Related Party Transactions

On April 8, 2022, Ocuphire entered into a consulting agreement (as amended, the “2022 Consulting Agreement”) with Jay Pepose, M.D., a director of the Company. The consulting agreement originally provided for $10,000 a month in cash payments and a stock option grant for 50,000 options, of which 25% vested on March 31, 2023, with the remainder vesting in equal monthly installments over 36 months. The consulting agreement was amended on September 19, 2022 to provide for vesting acceleration for stock-based awards in the event of a change in control. The consulting agreement was also amended effective December 1, 2022 to increase the cash payment to $25,000 per month and amended effective January 1, 2024 to extend the expiration to March 31, 2024 and to increase the retainer for March 2024 to $49,000.

On April 19, 2023, Ocuphire appointed Richard Rodgers, a director of the Company, as interim President and Chief Executive Officer.  In connection with his appointment, Ocuphire and Mr. Rodgers entered into a letter agreement, dated as of April 20, 2023, concerning Mr. Rodgers’s services (the “Letter Agreement”). The Letter Agreement provided that Mr. Rodgers (i) was to receive a $40,000 monthly salary, and (ii) was eligible for a potential prorated bonus at the discretion of Ocuphire’s Board of Directors, at the end of his term as interim President and Chief Executive Officer. Pursuant to the bonus clause, a $100,000 bonus was expensed in December 2024 and paid on March 4, 2024. Mr. Rodgers also received 50,000 restricted stock units under the Company’s 2020 Equity Incentive Plan which vested 12 months following the grant date. The Company incurred no related consulting expenses during the six months ended June 30, 2024 and $95,000 of related consulting expenses during the three and six months ended June 30, 2023. As Mr. Rogers’s services as interim President and Chief Executive Officer concluded on October 31, 2023 with the appointment of George Magrath to the role, the Letter Agreement has expired, and the Company does not expect to incur further expenses related thereto.

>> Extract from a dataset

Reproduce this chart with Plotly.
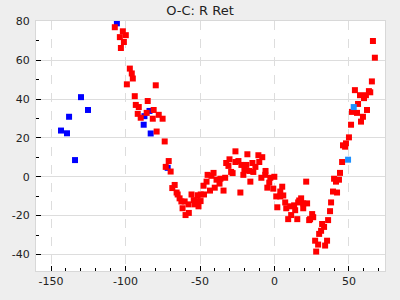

On April 11, 2024, the Company entered into another consulting agreement (the “2024 Consulting Agreement”) with Dr. Pepose, pursuant to which Dr. Pepose agreed to continue to serve as a consultant of the Company following the expiration of the 2022 Consulting Agreement. Pursuant to the 2024 Consulting Agreement, Dr. Pepose is paid a monthly consulting fee of $39,583. Additionally, Dr. Pepose received an award of 32,000 RSUs, as well as stock options to purchase 48,000 shares of the Company’s common stock. The RSUs awarded under the 2024 Consulting Agreement will vest on April 11, 2025, subject to Dr. Pepose’s continued service over that period. The options granted under the 2024 Consulting Agreement vest in 12 equal monthly installments beginning on May 11, 2024, subject to Dr. Pepose’s continued service over such period. The 2024 Consulting Agreement is scheduled to terminate on April 11, 2025.

For the agreements with Dr. Pepose above, the Company incurred related consulting expenses of $119,000 and $218,000 during the three and six months ended June 30, 2024, respectively; the Company incurred related consulting expenses of $75,000 and $150,000 during the three and six months ended June 30, 2023, respectively; and, as of June 30, 2024 and December 31, 2023, $40,000 and $25,000 of the related consulting expenses were unpaid, respectively.